──────── Material for this task ────────

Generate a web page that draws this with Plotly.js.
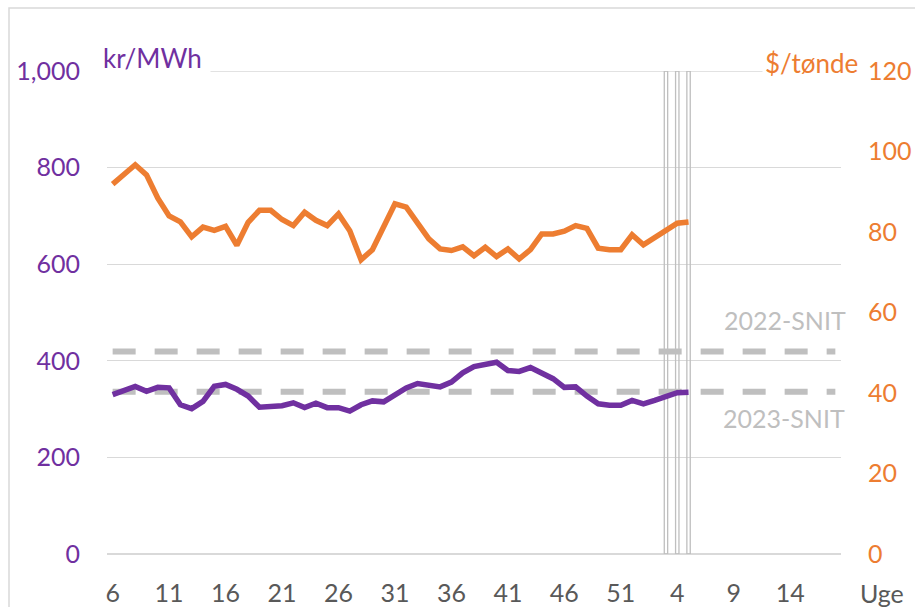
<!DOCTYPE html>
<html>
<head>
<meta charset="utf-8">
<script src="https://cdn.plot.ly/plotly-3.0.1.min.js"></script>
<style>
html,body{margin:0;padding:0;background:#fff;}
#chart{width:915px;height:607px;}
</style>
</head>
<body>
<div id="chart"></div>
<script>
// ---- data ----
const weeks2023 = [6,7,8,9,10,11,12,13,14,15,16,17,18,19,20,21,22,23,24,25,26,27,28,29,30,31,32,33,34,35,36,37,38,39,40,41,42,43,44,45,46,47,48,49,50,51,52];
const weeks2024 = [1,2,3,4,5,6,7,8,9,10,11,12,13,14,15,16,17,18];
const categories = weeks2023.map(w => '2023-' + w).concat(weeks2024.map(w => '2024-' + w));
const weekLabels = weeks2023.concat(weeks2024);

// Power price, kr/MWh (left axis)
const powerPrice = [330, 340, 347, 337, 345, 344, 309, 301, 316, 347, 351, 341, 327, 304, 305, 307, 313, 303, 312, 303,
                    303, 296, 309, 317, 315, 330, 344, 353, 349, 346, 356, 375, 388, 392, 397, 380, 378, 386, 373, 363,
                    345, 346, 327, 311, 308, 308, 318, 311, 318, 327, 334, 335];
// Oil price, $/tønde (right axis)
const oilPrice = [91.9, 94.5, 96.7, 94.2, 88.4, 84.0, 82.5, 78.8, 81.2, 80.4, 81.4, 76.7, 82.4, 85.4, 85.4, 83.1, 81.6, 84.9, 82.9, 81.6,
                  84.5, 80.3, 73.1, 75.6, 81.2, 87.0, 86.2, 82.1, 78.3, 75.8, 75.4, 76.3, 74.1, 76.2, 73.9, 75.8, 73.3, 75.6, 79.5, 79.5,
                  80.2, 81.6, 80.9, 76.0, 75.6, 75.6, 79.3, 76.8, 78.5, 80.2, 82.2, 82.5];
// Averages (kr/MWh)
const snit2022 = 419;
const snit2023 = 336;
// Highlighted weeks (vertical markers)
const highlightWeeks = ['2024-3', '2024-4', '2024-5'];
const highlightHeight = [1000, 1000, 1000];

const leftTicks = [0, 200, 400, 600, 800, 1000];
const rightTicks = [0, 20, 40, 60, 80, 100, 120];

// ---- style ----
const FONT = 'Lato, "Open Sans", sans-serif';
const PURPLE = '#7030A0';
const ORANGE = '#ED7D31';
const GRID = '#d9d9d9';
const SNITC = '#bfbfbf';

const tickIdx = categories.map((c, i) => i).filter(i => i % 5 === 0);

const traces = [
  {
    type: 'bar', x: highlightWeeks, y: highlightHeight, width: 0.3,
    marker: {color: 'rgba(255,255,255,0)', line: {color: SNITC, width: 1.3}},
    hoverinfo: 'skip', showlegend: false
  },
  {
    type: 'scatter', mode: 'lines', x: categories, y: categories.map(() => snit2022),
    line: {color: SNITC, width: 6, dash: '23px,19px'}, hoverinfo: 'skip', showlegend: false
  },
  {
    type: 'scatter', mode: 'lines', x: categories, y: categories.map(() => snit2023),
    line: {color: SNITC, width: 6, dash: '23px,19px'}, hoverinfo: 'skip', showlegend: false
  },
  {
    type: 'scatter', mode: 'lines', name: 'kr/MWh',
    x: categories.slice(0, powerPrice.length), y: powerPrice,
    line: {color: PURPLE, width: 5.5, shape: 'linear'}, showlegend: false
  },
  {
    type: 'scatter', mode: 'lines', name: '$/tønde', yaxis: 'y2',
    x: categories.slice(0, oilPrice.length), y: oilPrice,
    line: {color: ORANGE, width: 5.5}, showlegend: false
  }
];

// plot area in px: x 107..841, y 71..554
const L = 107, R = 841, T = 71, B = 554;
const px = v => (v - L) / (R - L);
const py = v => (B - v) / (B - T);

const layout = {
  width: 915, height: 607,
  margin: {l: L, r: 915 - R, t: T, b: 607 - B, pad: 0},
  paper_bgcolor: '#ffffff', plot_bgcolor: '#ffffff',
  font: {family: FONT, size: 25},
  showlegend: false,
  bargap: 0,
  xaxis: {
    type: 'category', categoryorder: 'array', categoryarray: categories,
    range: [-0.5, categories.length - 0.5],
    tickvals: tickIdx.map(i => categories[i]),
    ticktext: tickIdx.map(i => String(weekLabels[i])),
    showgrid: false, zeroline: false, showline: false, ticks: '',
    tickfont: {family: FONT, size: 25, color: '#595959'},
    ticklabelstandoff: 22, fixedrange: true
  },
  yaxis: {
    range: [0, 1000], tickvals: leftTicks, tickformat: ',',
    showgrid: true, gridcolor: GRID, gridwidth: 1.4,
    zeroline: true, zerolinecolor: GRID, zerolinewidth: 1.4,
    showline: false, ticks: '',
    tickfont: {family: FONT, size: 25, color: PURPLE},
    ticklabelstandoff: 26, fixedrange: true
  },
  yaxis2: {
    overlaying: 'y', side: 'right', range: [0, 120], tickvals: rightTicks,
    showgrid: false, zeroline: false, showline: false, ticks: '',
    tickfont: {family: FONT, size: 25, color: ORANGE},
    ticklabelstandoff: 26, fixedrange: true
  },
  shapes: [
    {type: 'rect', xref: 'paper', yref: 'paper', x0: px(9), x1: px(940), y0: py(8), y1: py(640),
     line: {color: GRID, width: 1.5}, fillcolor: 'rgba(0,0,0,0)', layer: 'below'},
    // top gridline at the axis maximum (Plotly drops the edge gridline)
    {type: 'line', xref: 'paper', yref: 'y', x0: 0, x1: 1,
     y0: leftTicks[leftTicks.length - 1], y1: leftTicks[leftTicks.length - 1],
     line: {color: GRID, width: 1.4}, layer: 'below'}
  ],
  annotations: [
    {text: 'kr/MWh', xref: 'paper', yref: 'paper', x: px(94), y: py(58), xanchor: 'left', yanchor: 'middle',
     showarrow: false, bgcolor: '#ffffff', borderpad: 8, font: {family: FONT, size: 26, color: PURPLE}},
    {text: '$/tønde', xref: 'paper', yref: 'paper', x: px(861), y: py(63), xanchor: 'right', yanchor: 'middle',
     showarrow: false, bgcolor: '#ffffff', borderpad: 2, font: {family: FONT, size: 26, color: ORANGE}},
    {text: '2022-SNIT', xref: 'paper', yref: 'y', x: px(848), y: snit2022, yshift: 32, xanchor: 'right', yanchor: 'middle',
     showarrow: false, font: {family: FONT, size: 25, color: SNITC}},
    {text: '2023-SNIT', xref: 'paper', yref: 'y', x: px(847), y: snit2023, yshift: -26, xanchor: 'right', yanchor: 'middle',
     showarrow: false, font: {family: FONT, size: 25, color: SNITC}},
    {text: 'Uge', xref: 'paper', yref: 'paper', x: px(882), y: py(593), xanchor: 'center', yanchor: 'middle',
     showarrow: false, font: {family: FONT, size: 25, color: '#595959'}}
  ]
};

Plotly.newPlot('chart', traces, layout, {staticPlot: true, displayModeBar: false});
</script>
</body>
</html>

────────
──────── Material for this task ────────

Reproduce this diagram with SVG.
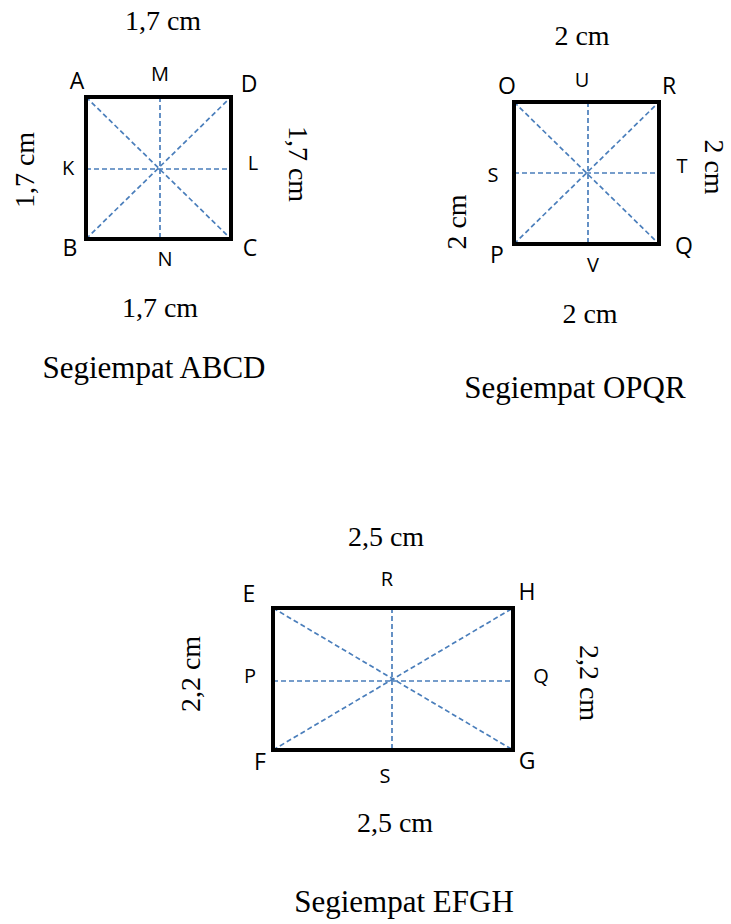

────────
──────── Material for this task ────────

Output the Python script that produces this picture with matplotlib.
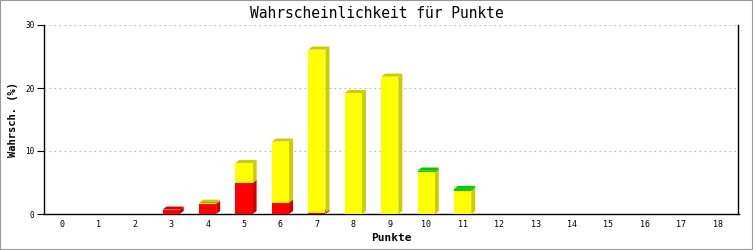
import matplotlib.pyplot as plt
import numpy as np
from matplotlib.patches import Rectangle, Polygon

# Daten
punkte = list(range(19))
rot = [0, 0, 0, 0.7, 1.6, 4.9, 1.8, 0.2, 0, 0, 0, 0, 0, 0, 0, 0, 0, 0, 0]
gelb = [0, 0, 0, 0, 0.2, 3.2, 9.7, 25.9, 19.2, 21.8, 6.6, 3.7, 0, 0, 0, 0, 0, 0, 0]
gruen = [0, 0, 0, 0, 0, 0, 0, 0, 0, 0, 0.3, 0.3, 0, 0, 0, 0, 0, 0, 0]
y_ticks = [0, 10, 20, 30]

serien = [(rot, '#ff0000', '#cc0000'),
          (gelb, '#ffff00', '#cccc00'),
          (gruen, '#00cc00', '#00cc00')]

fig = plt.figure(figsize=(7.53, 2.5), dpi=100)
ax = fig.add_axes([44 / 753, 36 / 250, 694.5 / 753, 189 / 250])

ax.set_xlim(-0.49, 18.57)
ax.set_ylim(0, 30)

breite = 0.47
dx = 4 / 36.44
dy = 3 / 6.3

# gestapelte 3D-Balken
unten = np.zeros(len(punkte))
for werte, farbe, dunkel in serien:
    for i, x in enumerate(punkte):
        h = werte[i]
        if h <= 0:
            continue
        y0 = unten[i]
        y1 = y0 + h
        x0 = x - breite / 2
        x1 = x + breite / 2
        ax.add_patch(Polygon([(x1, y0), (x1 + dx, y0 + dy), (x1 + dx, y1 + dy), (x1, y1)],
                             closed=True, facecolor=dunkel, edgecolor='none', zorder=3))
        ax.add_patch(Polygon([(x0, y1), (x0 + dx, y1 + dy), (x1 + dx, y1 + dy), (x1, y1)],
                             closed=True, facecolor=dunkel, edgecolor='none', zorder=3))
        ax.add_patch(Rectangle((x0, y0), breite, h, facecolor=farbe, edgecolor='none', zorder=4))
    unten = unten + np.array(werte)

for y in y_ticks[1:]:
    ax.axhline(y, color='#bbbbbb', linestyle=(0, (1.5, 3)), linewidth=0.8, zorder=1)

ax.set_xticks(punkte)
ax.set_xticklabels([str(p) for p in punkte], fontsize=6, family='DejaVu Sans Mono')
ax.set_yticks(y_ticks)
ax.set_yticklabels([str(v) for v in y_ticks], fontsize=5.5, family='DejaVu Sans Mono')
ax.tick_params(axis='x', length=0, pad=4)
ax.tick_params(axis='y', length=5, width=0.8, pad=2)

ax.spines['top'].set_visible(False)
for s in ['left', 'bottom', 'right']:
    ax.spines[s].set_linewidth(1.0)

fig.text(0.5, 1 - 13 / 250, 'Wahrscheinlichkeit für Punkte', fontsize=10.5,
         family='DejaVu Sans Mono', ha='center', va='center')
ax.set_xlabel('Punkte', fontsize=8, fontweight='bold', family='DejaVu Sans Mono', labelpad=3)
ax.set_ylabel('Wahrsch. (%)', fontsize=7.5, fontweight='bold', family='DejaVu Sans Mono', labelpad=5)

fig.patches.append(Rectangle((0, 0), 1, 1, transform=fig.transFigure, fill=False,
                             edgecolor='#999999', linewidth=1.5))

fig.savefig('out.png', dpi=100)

────────

Written exercise
Pull every line containing the word "that" out of the material.

Output of the task
Generate a web page that draws this with Plotly.js.
Output the Python script that produces this picture with matplotlib.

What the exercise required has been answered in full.